September 13, 2019
From academic scholarship to community scholarship, the University of Arizona Press has grown in ways that reflect the city in which it resides, as well as the people, the skies, and the mountains of Tucson.
Preeminent archaeologist Emil Walter Haury’s quest to convince the University of Arizona to start a publishing program has been described as relentless. After all, it took more than twenty years, so perhaps the professor’s quest should also be described as an example of extreme patience.
In 1937, Haury returned to his alma matter to accept a faculty position in the UA’s Department of Anthropology, where a thriving culture of research and scholarship blossomed among students and professors. Haury felt strongly that the then-existing venues to publish this scholarship were antiquated.
It’s good to have relentlessness and patience on your side, but in Haury’s case it also involved timing. Enter Richard Harvill, whose tenure as University of Arizona’s president is still considered one that fostered immense growth, as well as a distinct collegiality between faculty and the president’s office.
Past reports on the Press paint a Harvill who was notorious for calling different department heads and faculty for no other reason then to check in and chat. These chats, most often after work hours, gained a reputation as being one of the best ways to share information or projects that the university president should know or help with. This, back in the day, was one way things got done. Haury got calls from Harvill often, and the need for a press came up often.

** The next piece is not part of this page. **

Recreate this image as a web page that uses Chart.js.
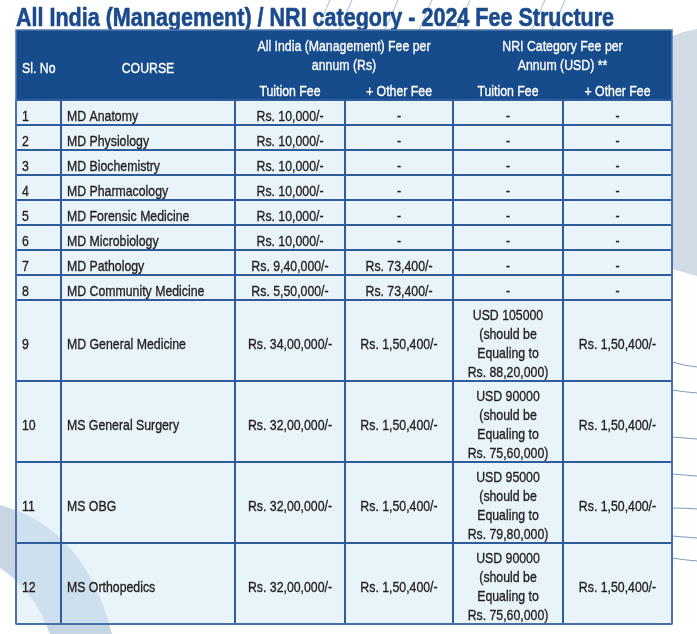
<!DOCTYPE html>
<html>
<head>
<meta charset="utf-8">
<title>Fee Structure 2024</title>
<script src="https://cdn.jsdelivr.net/npm/chart.js@4.4.1/dist/chart.umd.min.js"></script>
<style>
  html, body { margin: 0; padding: 0; background: #fff; }
  #wrap { width: 697px; height: 634px; position: relative; }
</style>
</head>
<body>
<div id="wrap"><canvas id="feeChart" width="697" height="634"></canvas></div>
<script>
// Datos de la tabla
const titleText = 'All India (Management) / NRI category - 2024 Fee Structure';
const headerTop = ['Sl. No', 'COURSE', 'All India (Management) Fee per\nannum (Rs)', 'NRI Category Fee per\nAnnum (USD) **'];
const headerSub = ['Tuition Fee', '+ Other Fee', 'Tuition Fee', '+ Other Fee'];
const courses = [
  'MD Anatomy', 'MD Physiology', 'MD Biochemistry', 'MD Pharmacology',
  'MD Forensic Medicine', 'MD Microbiology', 'MD Pathology', 'MD Community Medicine',
  'MD General Medicine', 'MS General Surgery', 'MS OBG', 'MS Orthopedics'
];
const indiaTuition = [10000, 10000, 10000, 10000, 10000, 10000, 940000, 550000, 3400000, 3200000, 3200000, 3200000];
const indiaOther = [null, null, null, null, null, null, 73400, 73400, 150400, 150400, 150400, 150400];
const nriTuitionUsd = [null, null, null, null, null, null, null, null, 105000, 90000, 95000, 90000];
const nriTuitionInr = [null, null, null, null, null, null, null, null, 8820000, 7560000, 7980000, 7560000];
const nriOther = [null, null, null, null, null, null, null, null, 150400, 150400, 150400, 150400];

// Formato indio (lakhs)
function inr(n) {
  const s = String(n);
  if (s.length <= 3) return s;
  const last3 = s.slice(-3);
  const rest = s.slice(0, -3).replace(/\B(?=(\d{2})+(?!\d))/g, ',');
  return rest + ',' + last3;
}
function fee(n) { return n == null ? '-' : 'Rs. ' + inr(n) + '/-'; }
function nriFee(i) {
  if (nriTuitionUsd[i] == null) return '-';
  return 'USD ' + nriTuitionUsd[i] + '\n(should be\nEqualing to\nRs. ' + inr(nriTuitionInr[i]) + ')';
}

const rows = courses.map((c, i) => [
  String(i + 1), c, fee(indiaTuition[i]), fee(indiaOther[i]), nriFee(i), fee(nriOther[i])
]);

// Diseño
const colWidths = [45, 174, 110, 108, 110, 109];
const colAlign = ['left', 'left', 'center', 'center', 'center', 'center'];
const headGroupH = 45;
const headSubH = 25;
const lineGap = 19;
const rowHeights = rows.map(r => {
  const n = Math.max(...r.map(t => t.split('\n').length));
  return n > 1 ? n * lineGap + 5 : 25;
});
const colEdges = [0];
colWidths.forEach(w => colEdges.push(colEdges[colEdges.length - 1] + w));
const rowEdges = [headGroupH + headSubH];
rowHeights.forEach(h => rowEdges.push(rowEdges[rowEdges.length - 1] + h));
const totalW = colEdges[colEdges.length - 1];
const totalH = rowEdges[rowEdges.length - 1];

const navy = '#164b8c';
const gridColor = '#2f5d9b';
const textColor = '#231f20';

// Fuente estrecha (si no existe, se comprime Liberation Sans)
function hasFont(name) {
  const c = document.createElement('canvas').getContext('2d');
  const t = 'MD Community Medicine 0123';
  c.font = '20px monospace';
  const a = c.measureText(t).width;
  c.font = '20px "' + name + '", monospace';
  return c.measureText(t).width !== a;
}
let family = '"Liberation Sans Narrow"';
let sx = 1;
if (!hasFont('Liberation Sans Narrow')) {
  family = '"Liberation Sans", Arial, sans-serif';
  sx = 0.82;
}

function drawText(ctx, str, x, y, align, font, color, stretch = 1, weight = 0.35) {
  ctx.save();
  ctx.font = font;
  ctx.fillStyle = color;
  ctx.strokeStyle = color;
  ctx.lineWidth = weight;
  ctx.lineJoin = 'round';
  ctx.textAlign = align;
  ctx.textBaseline = 'alphabetic';
  ctx.translate(x, y);
  ctx.scale(sx * stretch, 1);
  ctx.fillText(str, 0, 0);
  if (weight > 0) ctx.strokeText(str, 0, 0);
  ctx.restore();
}

// Varias líneas centradas verticalmente en la celda
function drawLines(ctx, text, x, top, bottom, align, font, color) {
  const lines = text.split('\n');
  const mid = (top + bottom) / 2 + 3;
  lines.forEach((ln, k) => {
    const cy = mid + (k - (lines.length - 1) / 2) * lineGap;
    drawText(ctx, ln, x, cy + 5.4, align, font, color);
  });
}

const feeTable = {
  id: 'feeTable',
  beforeDraw(chart) {
    const { ctx, chartArea } = chart;
    ctx.save();
    ctx.fillStyle = '#fff';
    ctx.fillRect(0, 0, chart.width, chart.height);

    // adornos de fondo
    ctx.fillStyle = '#d0dbe6';
    ctx.beginPath();
    ctx.moveTo(672, 36);
    ctx.quadraticCurveTo(684, 31, 697, 29);
    ctx.lineTo(697, 276);
    ctx.lineTo(672, 269);
    ctx.closePath();
    ctx.fill();

    ctx.fillStyle = '#c8d6e4';
    ctx.beginPath();
    ctx.moveTo(0, 505);
    ctx.quadraticCurveTo(85, 528, 112, 634);
    ctx.lineTo(50, 634);
    ctx.quadraticCurveTo(34, 590, 0, 568);
    ctx.closePath();
    ctx.fill();

    ctx.strokeStyle = '#7f9abf';
    ctx.lineWidth = 1;
    [[362, 367], [390, 393], [437, 439], [474, 476], [508, 509], [536, 538], [558, 561]].forEach(([a, b]) => {
      ctx.beginPath();
      ctx.moveTo(672, a);
      ctx.quadraticCurveTo(685, b - 1, 697, b);
      ctx.stroke();
    });

    ctx.strokeStyle = '#a9bad0';
    [330, 352, 398, 432, 470, 545, 565].forEach(xt => {
      ctx.beginPath();
      ctx.moveTo(xt, 0);
      ctx.lineTo(xt - 14, 32);
      ctx.stroke();
    });
    ctx.restore();

    // título
    drawText(ctx, titleText, chartArea.left, chartArea.top - 4, 'left', 'bold 25px ' + family, '#1b4b8d', 1.05, 0.6);
  },
  beforeDatasetsDraw(chart) {
    const { ctx, scales: { x, y } } = chart;
    const px = v => x.getPixelForValue(v);
    const py = v => y.getPixelForValue(v);
    const font = '15px ' + family;
    ctx.save();

    // cabecera
    ctx.fillStyle = navy;
    ctx.fillRect(px(0), py(0), px(totalW) - px(0), py(rowEdges[0]) - py(0));
    drawLines(ctx, headerTop[0], px(colEdges[0]) + 6, py(0), py(rowEdges[0]), 'left', font, '#fff');
    drawLines(ctx, headerTop[1], (px(colEdges[1]) + px(colEdges[2])) / 2, py(0), py(rowEdges[0]), 'center', font, '#fff');
    drawLines(ctx, headerTop[2], (px(colEdges[2]) + px(colEdges[4])) / 2, py(0), py(headGroupH), 'center', font, '#fff');
    drawLines(ctx, headerTop[3], (px(colEdges[4]) + px(colEdges[6])) / 2, py(0), py(headGroupH), 'center', font, '#fff');
    headerSub.forEach((t, k) => {
      const c = k + 2;
      drawLines(ctx, t, (px(colEdges[c]) + px(colEdges[c + 1])) / 2, py(headGroupH), py(rowEdges[0]), 'center', font, '#fff');
    });

    // celdas
    rows.forEach((r, i) => {
      const top = py(rowEdges[i]);
      const bot = py(rowEdges[i + 1]);
      ctx.fillStyle = 'rgba(212, 231, 246, 0.5)';
      ctx.fillRect(px(0), top, px(totalW) - px(0), bot - top);
      r.forEach((t, c) => {
        const l = px(colEdges[c]);
        const rr = px(colEdges[c + 1]);
        const tx = colAlign[c] === 'left' ? l + 6 : (l + rr) / 2;
        drawLines(ctx, t, tx, top, bot, colAlign[c], font, textColor);
      });
    });

    // rejilla
    ctx.strokeStyle = gridColor;
    ctx.lineWidth = 2;
    rowEdges.forEach(v => {
      ctx.beginPath();
      ctx.moveTo(px(0), py(v));
      ctx.lineTo(px(totalW), py(v));
      ctx.stroke();
    });
    colEdges.forEach(v => {
      ctx.beginPath();
      ctx.moveTo(px(v), py(rowEdges[0]));
      ctx.lineTo(px(v), py(totalH));
      ctx.stroke();
    });
    ctx.strokeStyle = '#4f78ae';
    ctx.lineWidth = 1.5;
    ctx.strokeRect(px(0), py(0), px(totalW) - px(0), py(totalH) - py(0));
    ctx.restore();
  }
};

new Chart(document.getElementById('feeChart'), {
  type: 'scatter',
  data: { datasets: [] },
  options: {
    responsive: false,
    animation: false,
    events: [],
    layout: { padding: { left: 16, right: 25, top: 30, bottom: 10 } },
    plugins: { legend: { display: false }, tooltip: { enabled: false }, title: { display: false } },
    scales: {
      x: { type: 'linear', display: false, min: 0, max: totalW },
      y: { type: 'linear', display: false, reverse: true, min: 0, max: totalH }
    }
  },
  plugins: [feeTable]
});
</script>
</body>
</html>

In 1958, Harvill called Haury with good news. He had $6,000 to start the Press without waiting for the new fiscal year. In a New Year’s Eve memo, Haury didn’t hold back. He responded with an outline on staffing and a list of eleven books ready or nearly ready to publish.
… This possible development has been a great encouragement to us, and I hope that the plan as outlined has sufficient merits to be activated. We stand by to answer further questions should they arise …
— Emil W. Haury
At the top of his list was a manuscript from George Webb, the anthropologist’s recollections of his childhood and his Pima Indian heritage during his grandparents’ lives. A Pima Remembers is the first book published by the UA Press in 1959. Webb’s goal was to provide a documented history and culture of his people for younger members of the Pima, now referred to as Akimel Oʼotham. The book remains in print today.
Hundreds of anthropology and archeology titles have continued to be published through the Press, from UA scholars and others throughout the country. The connection to anthropology grew to reflect other areas of critical research and scholarship at the UA, including space and planetary science, border studies, and a new understanding about the environment.
What also grew was a willingness to change, reflect, and share voices that might not otherwise be heard. Sun Tracks began in the 1970s, as a journal written mostly by Native American undergraduate students. Today, Sun Tracks is a ground-breaking and award-winning literary series dedicated to Native American and Indigenous writers.
We have UA linguistics professor and Tohono O’odham poet Ofelia Zepeda to thank for this beloved series. In an O’odham language class taught by Zepeda, she had her students bring in poems and songs to workshop in class. By the end of the year she had this beautiful collection, and Larry Evers, a UA English professor who edited the Sun Tracks journal, thought they needed to be published. The result was When It Rains, the first book published under Sun Tracks. Zepeda now serves as editor of the series, which has published the work of Santee Frazier, Simon Oritz, Joy Harjo, and Jennifer Elise Foerster, and many, many others.
The same can be said of another award-winning series called Camino Del Sol, which focuses on Latinx writers. Launched in 1994, the series is considered a significant vehicle for Latinx literary voices–established and first-time authors. The series includes poetry from Francisco X. Alarcón, fiction from Christine Granados, and nonfiction from Luis Alberto Urrea.
Scholarship has always been at the core of the Press. The staff recognizes the importance of telling stories and sharing the scholarship found in our very own backyard. As Tucson and the region changed, so did the Press, holding a mirror to our community these past 60 years.
Lydia Otero‘s book, La Calle, is a great example of sharing scholarship with community. When the book was released in 2016, the Press held a party at a restaurant in Barrio Hollywood, one of Tucson’s beloved Mexican-American neighborhoods. The restaurant, at capacity, was filled with folks who lived through the experiences detailed in Otero’s book about the politics of the destruction of the heart of Tucson’s Barrio Viejo all in the name of community redevelopment.
There were tears and joy in celebrating Otero’s work. The associate professor in the UA’s Department of Mexican American Studies created a book of immense importance in teaching Latinx history and urbanization that presented detailed research and unique storytelling important to scholars and community.